Прямо у меня над головой нависла огромная бетонная полусфера моста, на которой весело играли блики отражённого от воды солнца, болезненно раздражая усталые зрачки. Состояние было такое, словно я очень долго, запрокинув голову, смотрел на солнце. Болели шея, плечи, голова, руки. Я инстинктивно пошевелился: всё нормально, руки, ноги целы, только на затылке волосы словно стянуты в узел. Я поковырял пальцем, под ногтями оказалась запёкшейся кровь, но рана не болела. Я поднялся, оглядываясь вокруг себя. Высокий гранитный бордюр отделял меня от чёрной, как нефть, воды.
Река текла спокойно и невозмутимо. По водной глади серебряной чешуёй огромных рыб пробегали солнечные блики.
Несмотря на раннее утро, под мостом и по мосту, сотрясая конструкции гулом и скрежетом, мчались грузовики. Москва оживала. Сбоку, на пригорке, как сказочный терем, на лобастых камнях возвышался храм Василия Блаженного.
Я стоял, выпавший из времени подросток, малолетняя пьянь, щенок, дитя войны, грязноватая пылинка на ладони мира, безнадёжно ломая голову, посреди столицы великой страны: сегодня – это ещё вчера, или уже завтра?
Было неуютно и холодно на сквозном ветру наступающего дня. Надо куда-то идти.
Я, растерянно обшаривая карманы, убедился, что денег нет. Обнаружилась только мятая пачка сигарет. Закурил. Подумал. И только тогда с ужасом осознал, что мне назад не вернуться. Не на что покупать обратный билет.
В какую сторону идти, мне было всё равно. Я поднялся на мост, запахнул курточку, и пошёл, куда дул ветер. Смотреть по сторонам не было никакого желания. Брёл и брёл, машинально считая шаги: сбивался, потом снова считал, и снова сбивался. И опять начинал всё сначала. Переходил площади, спускался под землю, выбирался на Божий свет и снова спускался в переходы.

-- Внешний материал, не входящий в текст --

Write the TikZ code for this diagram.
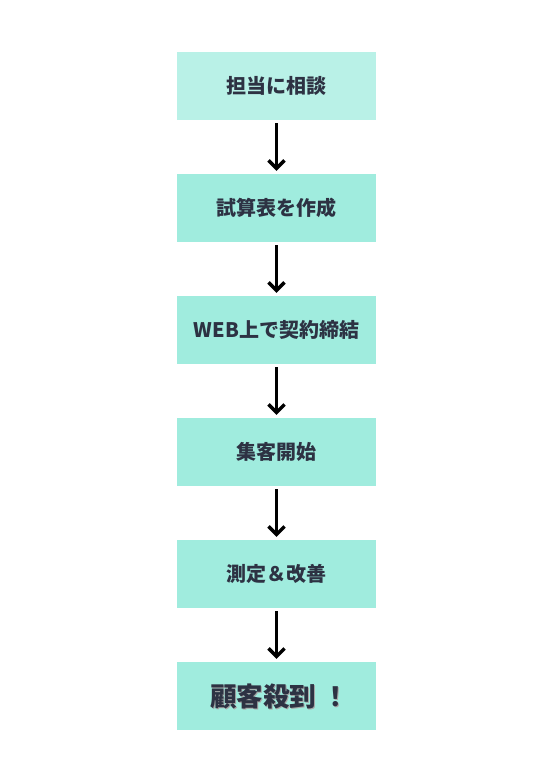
\documentclass[tikz,border=0pt]{standalone}
\usepackage{fontspec}
\newfontfamily\jpfont{Noto Sans CJK JP}
\usetikzlibrary{positioning,arrows.meta}
\definecolor{boxfirst}{HTML}{B9F1E7}
\definecolor{boxmint}{HTML}{A0ECDE}
\definecolor{textnavy}{HTML}{2D3243}

\begin{document}
\begin{tikzpicture}[x=1pt,y=-1pt,node distance=53.6pt,
    stepbox/.style={fill=boxmint,minimum width=199pt,minimum height=68pt,inner sep=0pt,
        text=textnavy,font=\jpfont\bfseries\fontsize{20}{24}\selectfont},
    flow/.style={line width=3.4pt,-{Straight Barb[length=8pt,width=16pt]},shorten <=3pt,shorten >=3pt}]
    \useasboundingbox (0,0) rectangle (556,779);
    \node[stepbox,fill=boxfirst] (soudan) at (276.5,86) {担当に相談};
    \node[stepbox,below=of soudan] (shisan) {試算表を作成};
    \node[stepbox,below=of shisan] (keiyaku) {WEB上で契約締結};
    \node[stepbox,below=of keiyaku] (shukyaku) {集客開始};
    \node[stepbox,below=of shukyaku] (kaizen) {測定＆改善};
    \node[stepbox,below=of kaizen] (kokyaku) {};
    % last step: larger text with a soft shadow
    \node[text=black!35,font=\jpfont\bfseries\fontsize{26.5}{30}\selectfont] at ([xshift=4pt,yshift=-1.2pt]kokyaku.center) {顧客殺到 ！};
    \node[text=textnavy,font=\jpfont\bfseries\fontsize{26.5}{30}\selectfont] (kokyakutext) at ([xshift=3pt]kokyaku.center) {顧客殺到 ！};
    \draw[flow] (soudan) -- (shisan);
    \draw[flow] (shisan) -- (keiyaku);
    \draw[flow] (keiyaku) -- (shukyaku);
    \draw[flow] (shukyaku) -- (kaizen);
    \draw[flow] (kaizen) -- (kokyaku);
\end{tikzpicture}
\end{document}
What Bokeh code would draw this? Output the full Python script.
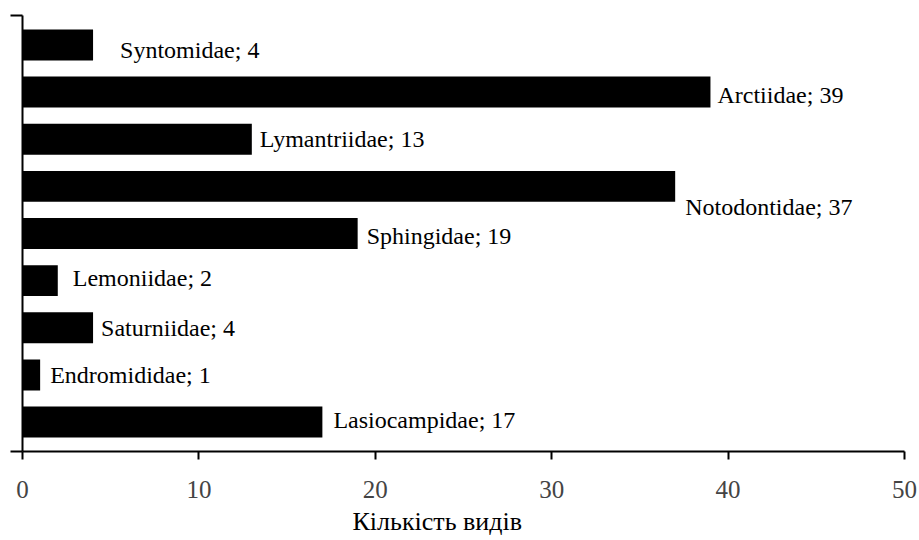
from bokeh.plotting import figure
from bokeh.models import ColumnDataSource, FixedTicker, Range1d, Title
from bokeh.core.properties import value
from bokeh.embed import file_html
from bokeh.resources import INLINE

# data (bottom to top)
families = ["Lasiocampidae", "Endromididae", "Saturniidae", "Lemoniidae",
            "Sphingidae", "Notodontidae", "Lymantriidae", "Arctiidae", "Syntomidae"]
counts = [17, 1, 4, 2, 19, 37, 13, 39, 4]
x_ticks = [0, 10, 20, 30, 40, 50]
x_title = "Кількість видів"

# label nudges in screen pixels (layout only)
label_dx = [11, 10, 8, 15, 9, 10, 8, 7, 27]
label_dy = [-2, 0, 0, -3, 2, 21, 0, 3, 5]

pos = list(range(len(families)))
labels = [f"{f}; {c}" for f, c in zip(families, counts)]
src = ColumnDataSource(dict(y=pos, v=counts, lab=labels, dx=label_dx, dy=label_dy))

FONT = "Liberation Serif"
pad = 0.624
top = len(families) - 1 + pad
p = figure(width=919, height=540, output_backend="svg", toolbar_location=None,
           x_range=Range1d(0, 50), y_range=Range1d(-pad, top),
           min_border_left=22, min_border_right=15, min_border_top=15, min_border_bottom=88)
p.outline_line_color = None
p.grid.visible = False
p.background_fill_color = "white"

p.hbar(y="y", right="v", left=0, height=0.656, source=src,
       fill_color="black", line_color=None)
p.text(x="v", y="y", text="lab", x_offset="dx", y_offset="dy", source=src,
       text_font=value(FONT), text_font_size="24px", text_align="left",
       text_baseline="middle", text_color="black")

xa = p.xaxis[0]
xa.ticker = FixedTicker(ticks=x_ticks)
xa.minor_tick_line_color = None
xa.major_tick_in = 0
xa.major_tick_out = 8
xa.axis_line_width = 2
xa.major_tick_line_width = 2
xa.major_label_text_font = FONT
xa.major_label_text_font_size = "25px"
xa.major_label_standoff = 21

ya = p.yaxis[0]
ya.ticker = FixedTicker(ticks=[-pad, top])
ya.minor_tick_line_color = None
ya.major_tick_in = 0
ya.major_tick_out = 12
ya.axis_line_width = 2
ya.major_tick_line_width = 2
ya.major_label_overrides = {-pad: "", top: ""}
ya.major_label_standoff = 0

p.add_layout(Title(text=x_title, align="left", offset=330, standoff=9,
                   text_font=FONT, text_font_size="26px", text_font_style="normal",
                   text_color="black"), "below")

open("out.html", "w").write(file_html(p, INLINE))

Сколько бы я ещё шёл – не знаю, если бы не упёрся в огромную высокую стену. Стена огораживала привокзальный перрон. Сквозь ворота проглядывали зелёные вагоны и уходящие в бесконечность стальные параллели.
Случайно я вышел к Павелецкому вокзалу. Но такая встреча мне ничего не обещала. Я опустился на каменную ступеньку лестницы.
Как на меня не обратила никакого внимания милиция? Не знаю. Я был одет так же, как миллионы моих ровесников и, наверное, не вызывал никакого подозрения, а может, просто не попался им на глаза.
Поезда приходили и уходили, а я оставался. Вон там мой родной город! Рельсы, рельсы, шпалы, шпалы – и ты почти дома.
Мне ничего не оставалось делать, как шагнуть в неизвестность обочь этих параллельных линий, которые пересекаются в бесконечности, в чём я и убедился, дойдя до первого ночлега.